Les preuves s’accumulent au fil des pages jusqu’à donner la nausée, on s’interroge sur la naïveté de la démarche, on est interloqué d’apprendre qu’il n’a pas eu un droit de relecture, il n’a plus aucune crédibilité, plus aucune autorité, il est victime de lui-même, il n’a pas compris qu’une fois de plus il a laissé parler l’homme, j’allais dire la bête, qui finit toujours par reprendre le dessus sur la fonction.

Il est obligé, ipso facto, de s’expliquer devant deux grands magistrats après avoir dénoncé la « lâcheté de la justice », il commence à ressembler à Sarkozy, dangereux phototropisme. Un remous ? non, un scandale !

Un homme capable de monnayer ses convictions contre un improbable consensus national autour de la déchéance de la nationalité…et qui le dit publiquement !

Il affiche ses calculs et ses combines comme si "péché avoué est à demi pardonné", Hollande a 7 ans, il est à la tête de la 5puissance économique mondiale depuis plus de 4 ans...

Il n’a pas conscience de son cynisme, il n’a pas conscience de son image, il n’a pas conscience de ses obligations, il pleurniche sur ses plateaux repas, sur sa solitude et se fait prendre à revers, une fois encore, par une Valérie Trielweiler cocufiée, comme nous, par l’homme, pas par le Président, elle a eu le tort de prendre l’un pour l’autre, Madame est servie !

Misérables confidences, misérable quinquennat, j’aimerais que des psychanalystes compétents planchent sur ce déballage d’immondices qui, malgré l’amoncellement,  ne dépassent pas le caniveau, il faut quand même essayer de comprendre comment un homme intelligent en est arrivé là, 8 mois avant les prochaines élections présidentielles, il parait qu’il veut se  représenter.

Pour ma part je crois qu’il est en train de se saborder, il n’a rien « sous la dent », il le sait, il a troqué ses illusions contre une transparence malsaine, maladroite et anecdotique.

François Hollande fait le pari de l’homme contre le Président, il n’a pas encore compris qu’on ne veut ni de l’un ni de l’autre.

Il y a quelque chose de triste et de pathétique dans cette déroute : elle emporte tout sur son passage.

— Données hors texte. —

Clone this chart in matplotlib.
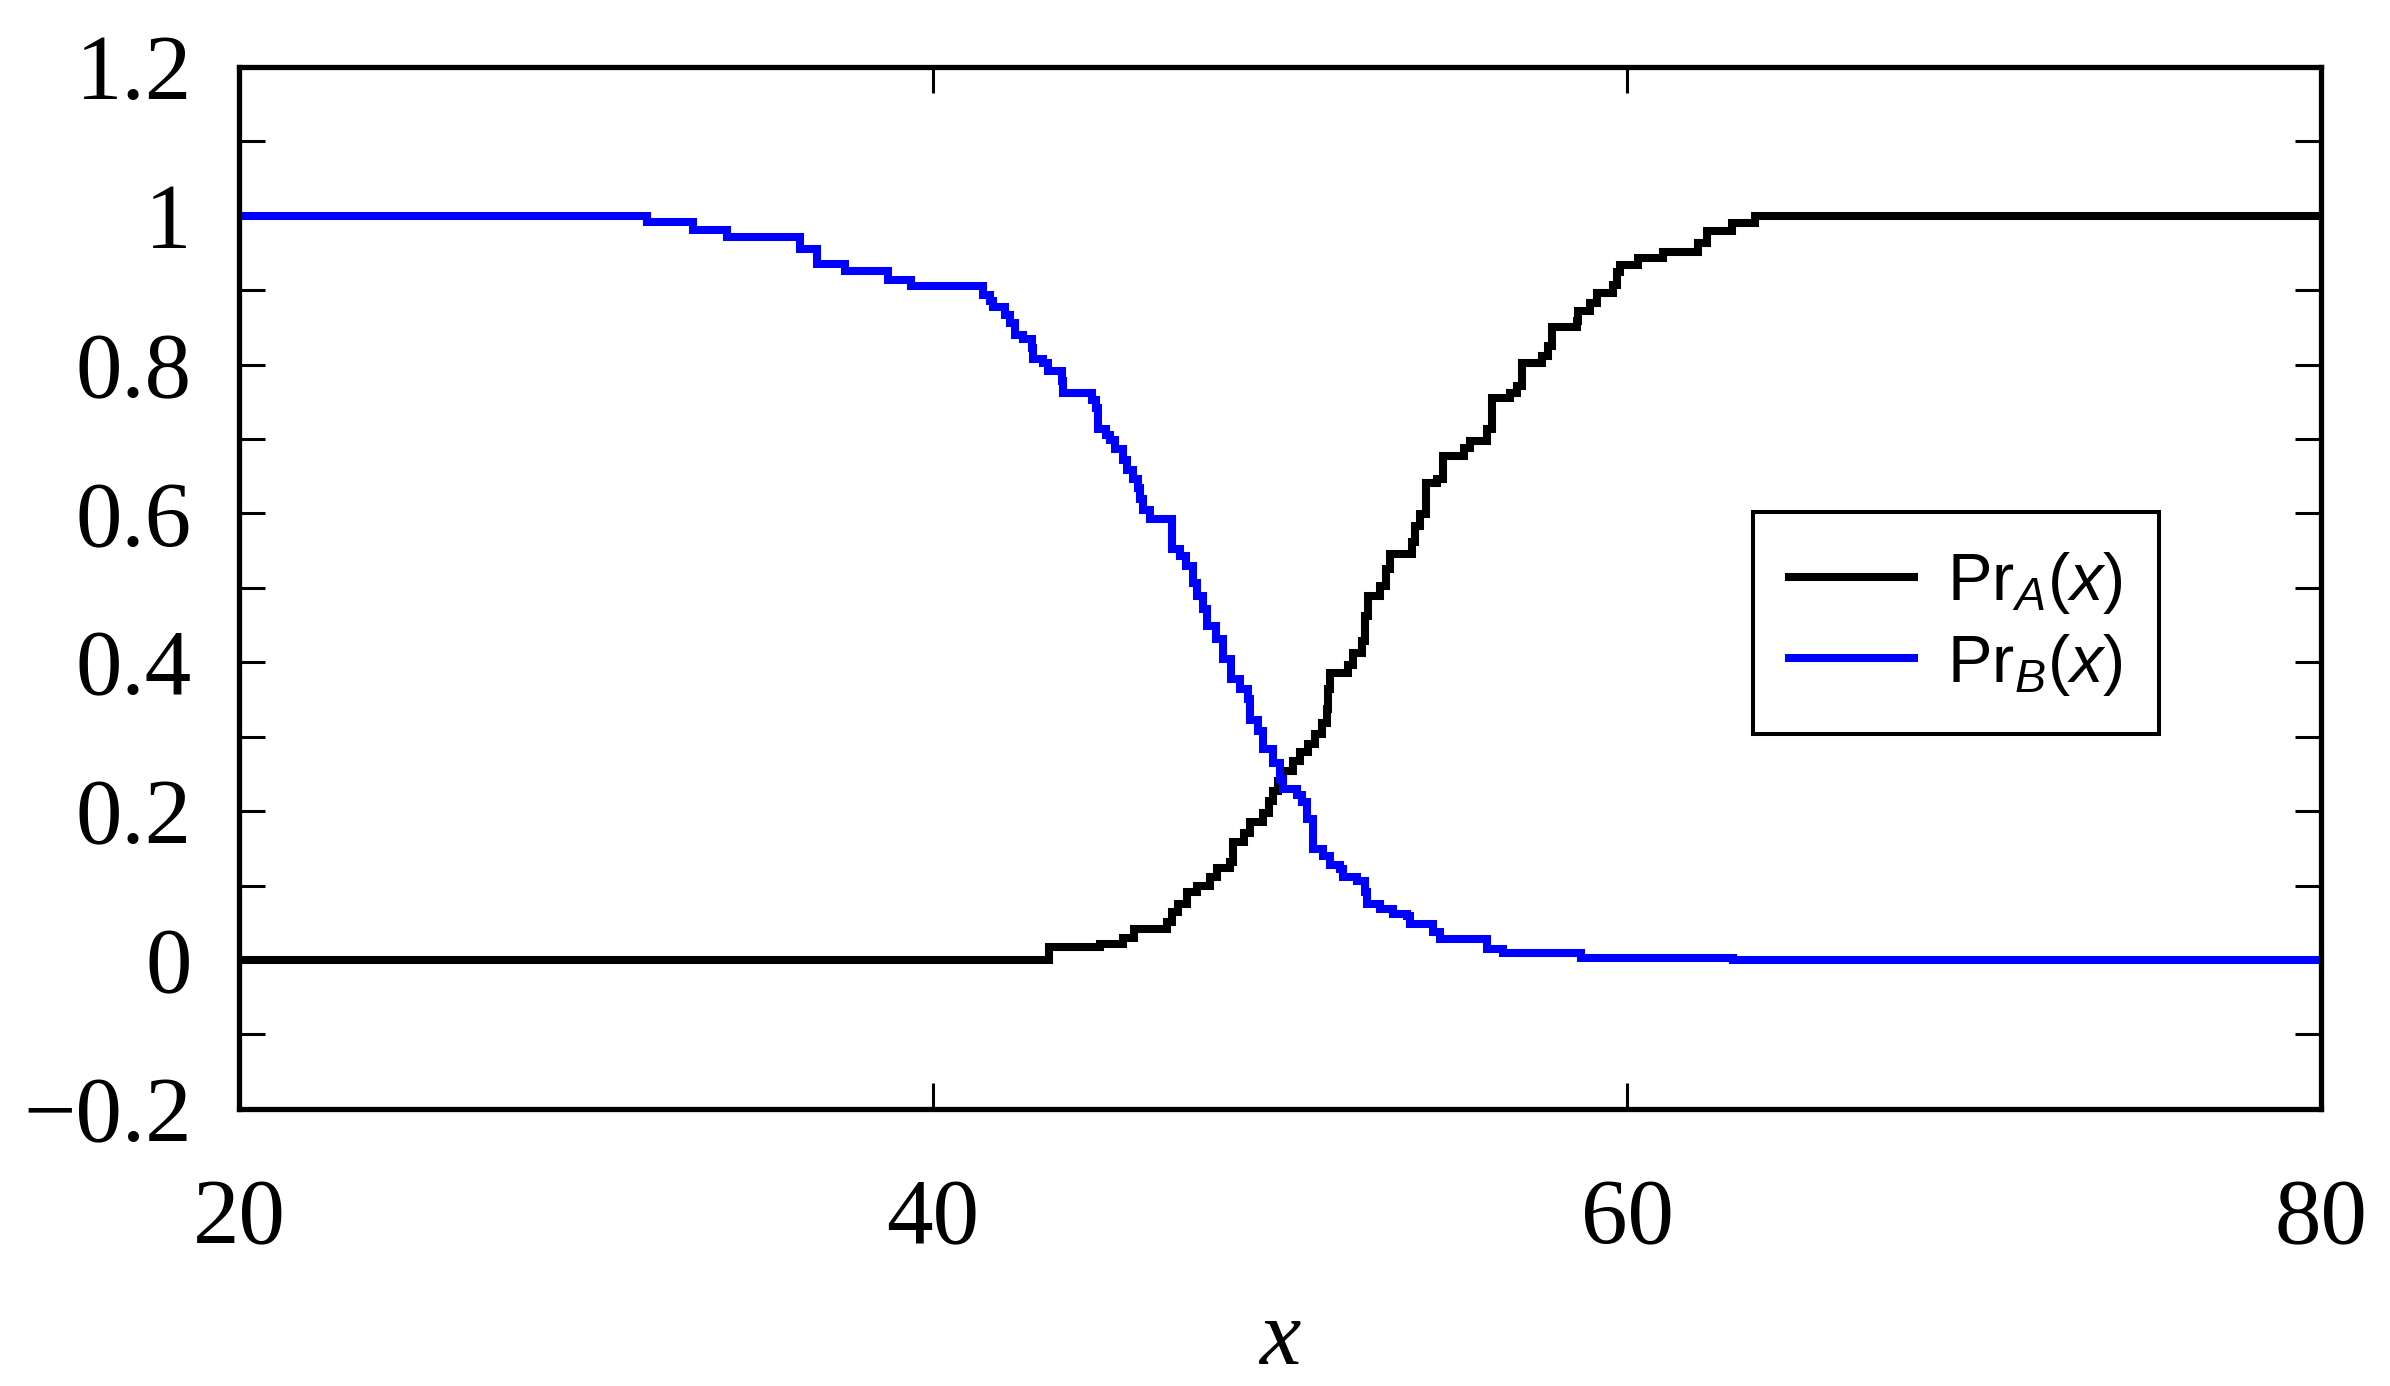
import matplotlib
matplotlib.use("Agg")
import matplotlib.pyplot as plt
from matplotlib.ticker import FixedLocator, FixedFormatter

# ---- data (step functions, value holds from x_i to x_{i+1}) ----
xA = [20.0, 43.33, 44.81, 45.49, 45.78, 46.74, 46.88, 47.07, 47.31, 47.60, 47.98,
      48.18, 48.56, 48.66, 48.95, 49.14, 49.52, 49.67, 49.81, 49.95, 50.10, 50.38,
      50.58, 50.82, 51.01, 51.20, 51.35, 51.39, 51.44, 51.97, 52.11, 52.35, 52.45,
      52.54, 52.88, 53.07, 53.17, 53.80, 53.89, 54.04, 54.21, 54.52, 54.69, 55.29,
      55.48, 55.96, 56.10, 56.63, 56.82, 56.97, 57.54, 57.73, 57.83, 58.55, 58.60,
      58.93, 59.13, 59.61, 59.70, 59.80, 60.33, 61.05, 62.06, 62.30, 63.02, 63.69, 80.0]
yA = [0.000, 0.017, 0.021, 0.030, 0.042, 0.051, 0.064, 0.075, 0.091, 0.100, 0.111,
      0.124, 0.131, 0.158, 0.171, 0.185, 0.198, 0.214, 0.227, 0.241, 0.254, 0.268,
      0.279, 0.290, 0.303, 0.319, 0.337, 0.364, 0.386, 0.397, 0.413, 0.429, 0.462,
      0.489, 0.502, 0.525, 0.545, 0.561, 0.583, 0.599, 0.641, 0.646, 0.677, 0.688,
      0.697, 0.713, 0.755, 0.762, 0.771, 0.802, 0.811, 0.825, 0.851, 0.858, 0.872,
      0.883, 0.896, 0.907, 0.925, 0.934, 0.943, 0.952, 0.963, 0.979, 0.990, 1.000, 1.000]

xB = [20.0, 31.75, 33.09, 34.05, 36.17, 36.65, 37.46, 38.71, 39.38, 41.45, 41.64,
      41.74, 42.07, 42.22, 42.36, 42.60, 42.84, 42.89, 43.18, 43.32, 43.71, 43.76,
      44.57, 44.71, 44.76, 45.00, 45.10, 45.24, 45.48, 45.58, 45.77, 45.91, 45.96,
      46.06, 46.25, 46.90, 47.11, 47.30, 47.50, 47.60, 47.79, 47.89, 48.17, 48.35,
      48.58, 48.85, 49.09, 49.14, 49.38, 49.52, 49.81, 50.00, 50.10, 50.48, 50.63,
      50.78, 50.96, 51.25, 51.44, 51.73, 51.82, 52.21, 52.45, 52.50, 52.88, 53.27,
      53.65, 53.75, 54.42, 54.61, 55.96, 56.44, 58.69, 63.06, 80.0]
yB = [1.000, 0.992, 0.981, 0.971, 0.956, 0.935, 0.926, 0.914, 0.905, 0.894, 0.886,
      0.877, 0.867, 0.856, 0.840, 0.834, 0.822, 0.807, 0.802, 0.791, 0.778, 0.762,
      0.753, 0.742, 0.713, 0.706, 0.699, 0.686, 0.672, 0.659, 0.646, 0.634, 0.619,
      0.605, 0.593, 0.552, 0.543, 0.529, 0.507, 0.489, 0.471, 0.449, 0.431, 0.404,
      0.377, 0.364, 0.350, 0.323, 0.308, 0.283, 0.265, 0.243, 0.230, 0.221, 0.212,
      0.189, 0.149, 0.140, 0.127, 0.122, 0.111, 0.106, 0.091, 0.075, 0.068, 0.062,
      0.059, 0.048, 0.037, 0.028, 0.015, 0.010, 0.003, 0.000, 0.000]

labels = [r'$\mathrm{Pr}_{A}\mathrm{(}x\mathrm{)}$', r'$\mathrm{Pr}_{B}\mathrm{(}x\mathrm{)}$']
xticks = [20, 40, 60, 80]
xticklabels = ['20', '40', '60', '80']
yticks = [-0.2, 0.0, 0.2, 0.4, 0.6, 0.8, 1.0, 1.2]
yticklabels = ['\u22120.2', '0', '0.2', '0.4', '0.6', '0.8', '1', '1.2']
yminor = [-0.1, 0.1, 0.3, 0.5, 0.7, 0.9, 1.1]

# ---- style ----
plt.rcParams['mathtext.fontset'] = 'custom'
plt.rcParams['mathtext.rm'] = 'Liberation Sans'
plt.rcParams['mathtext.it'] = 'Liberation Sans:italic'

fig = plt.figure(figsize=(23.9, 13.86), dpi=100)
ax = fig.add_axes([0.1, 0.2, 0.8711, 0.7517])

ax.step(xA, yA, where='post', color='black', lw=5.8, label=labels[0],
        solid_joinstyle='miter')
ax.step(xB, yB, where='post', color='#0000ff', lw=5.8, label=labels[1],
        solid_joinstyle='miter')

ax.set_xlim(20, 80)
ax.set_ylim(-0.2, 1.2)

ax.xaxis.set_major_locator(FixedLocator(xticks))
ax.xaxis.set_major_formatter(FixedFormatter(xticklabels))
ax.yaxis.set_major_locator(FixedLocator(yticks))
ax.yaxis.set_major_formatter(FixedFormatter(yticklabels))
ax.yaxis.set_minor_locator(FixedLocator(yminor))

for s in ax.spines.values():
    s.set_linewidth(3.8)

ax.tick_params(axis='both', which='both', direction='in', length=19, width=2.2,
               top=True, right=True)
ax.tick_params(axis='x', which='major', pad=50)
ax.tick_params(axis='y', which='major', pad=34)
for lab in ax.get_xticklabels() + ax.get_yticklabels():
    lab.set_fontfamily('Liberation Serif')
    lab.set_fontsize(67)

ax.set_xlabel('x', fontfamily='Liberation Serif', fontstyle='italic', fontsize=67, labelpad=26)

leg = ax.legend(loc='upper left', bbox_to_anchor=(0.727, 0.573), borderaxespad=0,
                fontsize=48, handlelength=1.87, handletextpad=0.5, labelspacing=0.2,
                borderpad=0.55, fancybox=False, framealpha=1, edgecolor='black')
leg.get_frame().set_linewidth(2.9)

fig.savefig('out.png', dpi=100, facecolor='white')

Dans la Peste, Albert Camus dit quelque chose qui concerne, je crois, François Hollande, en priorité :

« La tentation la plus dangereuse : ne ressembler à rien ».

P.S

Hasard de l'écriture et des citations qui accompagnent ce billet : je recommande chaudement l'article d'Edwy Plenel sur Camus et le journalisme inspiré par le travail de Maria Santos-Sainz, je me suis régalé !!